** start GIVEN DATA **
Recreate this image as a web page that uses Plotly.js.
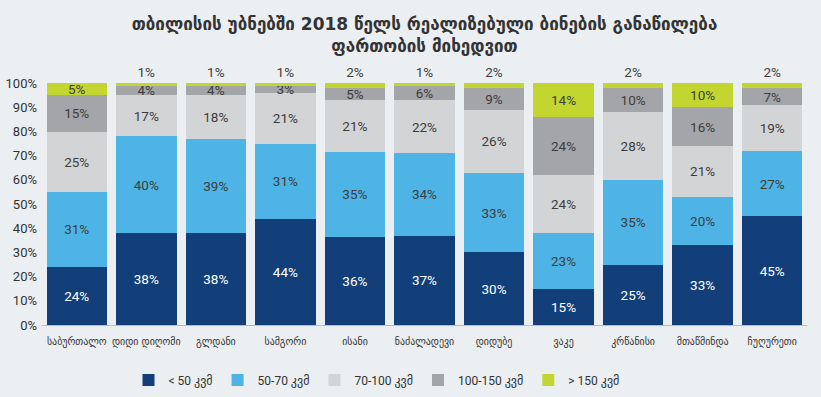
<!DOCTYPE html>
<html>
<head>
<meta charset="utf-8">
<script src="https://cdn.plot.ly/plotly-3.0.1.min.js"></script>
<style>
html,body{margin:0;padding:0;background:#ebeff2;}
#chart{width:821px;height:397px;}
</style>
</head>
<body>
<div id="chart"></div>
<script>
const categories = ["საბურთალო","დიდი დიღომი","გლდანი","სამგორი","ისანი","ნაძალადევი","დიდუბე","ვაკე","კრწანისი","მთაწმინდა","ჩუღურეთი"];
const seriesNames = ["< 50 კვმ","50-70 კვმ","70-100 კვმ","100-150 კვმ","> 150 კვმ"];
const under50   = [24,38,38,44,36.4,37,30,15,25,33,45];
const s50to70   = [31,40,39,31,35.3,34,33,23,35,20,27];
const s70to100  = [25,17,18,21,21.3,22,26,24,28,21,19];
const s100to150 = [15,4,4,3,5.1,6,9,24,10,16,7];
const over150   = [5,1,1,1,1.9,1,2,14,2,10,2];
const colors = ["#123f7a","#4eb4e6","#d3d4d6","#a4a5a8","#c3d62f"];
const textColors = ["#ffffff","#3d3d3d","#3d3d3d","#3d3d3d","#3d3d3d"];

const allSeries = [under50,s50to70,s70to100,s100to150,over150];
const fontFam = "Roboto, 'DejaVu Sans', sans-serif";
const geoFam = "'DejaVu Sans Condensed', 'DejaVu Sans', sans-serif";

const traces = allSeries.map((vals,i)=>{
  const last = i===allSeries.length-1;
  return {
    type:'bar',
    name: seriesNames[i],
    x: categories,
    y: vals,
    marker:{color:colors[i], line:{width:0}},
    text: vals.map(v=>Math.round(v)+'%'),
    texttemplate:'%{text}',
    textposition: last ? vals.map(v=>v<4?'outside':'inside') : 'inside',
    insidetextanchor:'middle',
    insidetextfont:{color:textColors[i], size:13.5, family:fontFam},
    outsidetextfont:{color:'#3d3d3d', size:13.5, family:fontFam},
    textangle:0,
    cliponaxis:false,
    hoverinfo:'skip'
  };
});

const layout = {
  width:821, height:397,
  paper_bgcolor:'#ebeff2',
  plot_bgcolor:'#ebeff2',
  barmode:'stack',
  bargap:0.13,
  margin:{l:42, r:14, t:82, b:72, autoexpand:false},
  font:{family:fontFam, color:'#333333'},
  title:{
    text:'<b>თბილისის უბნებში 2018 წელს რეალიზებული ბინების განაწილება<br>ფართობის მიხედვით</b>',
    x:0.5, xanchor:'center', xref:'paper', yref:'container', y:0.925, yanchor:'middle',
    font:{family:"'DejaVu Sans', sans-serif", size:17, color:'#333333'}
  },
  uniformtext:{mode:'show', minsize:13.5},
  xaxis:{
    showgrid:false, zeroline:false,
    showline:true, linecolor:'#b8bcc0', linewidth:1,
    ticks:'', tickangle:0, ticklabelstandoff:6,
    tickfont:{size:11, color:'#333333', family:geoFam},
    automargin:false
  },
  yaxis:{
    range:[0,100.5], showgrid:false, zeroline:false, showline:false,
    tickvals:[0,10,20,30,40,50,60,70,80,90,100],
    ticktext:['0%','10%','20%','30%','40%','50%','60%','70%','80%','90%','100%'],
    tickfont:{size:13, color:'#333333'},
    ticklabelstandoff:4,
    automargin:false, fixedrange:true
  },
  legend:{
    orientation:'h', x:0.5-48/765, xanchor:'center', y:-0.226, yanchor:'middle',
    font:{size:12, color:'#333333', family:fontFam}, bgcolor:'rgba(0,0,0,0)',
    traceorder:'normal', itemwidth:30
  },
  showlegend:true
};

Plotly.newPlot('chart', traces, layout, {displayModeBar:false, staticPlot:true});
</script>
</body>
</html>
** end GIVEN DATA **
WHAT THE TASK ASKS
Output exactly the span of lines from the top of the listing through the line holding "Sans Condensed', 'DejaVu", and leave every picture out.

SOLUTION
Recreate this image as a web page that uses Plotly.js.
<!DOCTYPE html>
<html>
<head>
<meta charset="utf-8">
<script src="https://cdn.plot.ly/plotly-3.0.1.min.js"></script>
<style>
html,body{margin:0;padding:0;background:#ebeff2;}
#chart{width:821px;height:397px;}
</style>
</head>
<body>
<div id="chart"></div>
<script>
const categories = ["საბურთალო","დიდი დიღომი","გლდანი","სამგორი","ისანი","ნაძალადევი","დიდუბე","ვაკე","კრწანისი","მთაწმინდა","ჩუღურეთი"];
const seriesNames = ["< 50 კვმ","50-70 კვმ","70-100 კვმ","100-150 კვმ","> 150 კვმ"];
const under50   = [24,38,38,44,36.4,37,30,15,25,33,45];
const s50to70   = [31,40,39,31,35.3,34,33,23,35,20,27];
const s70to100  = [25,17,18,21,21.3,22,26,24,28,21,19];
const s100to150 = [15,4,4,3,5.1,6,9,24,10,16,7];
const over150   = [5,1,1,1,1.9,1,2,14,2,10,2];
const colors = ["#123f7a","#4eb4e6","#d3d4d6","#a4a5a8","#c3d62f"];
const textColors = ["#ffffff","#3d3d3d","#3d3d3d","#3d3d3d","#3d3d3d"];

const allSeries = [under50,s50to70,s70to100,s100to150,over150];
const fontFam = "Roboto, 'DejaVu Sans', sans-serif";
const geoFam = "'DejaVu Sans Condensed', 'DejaVu Sans', sans-serif";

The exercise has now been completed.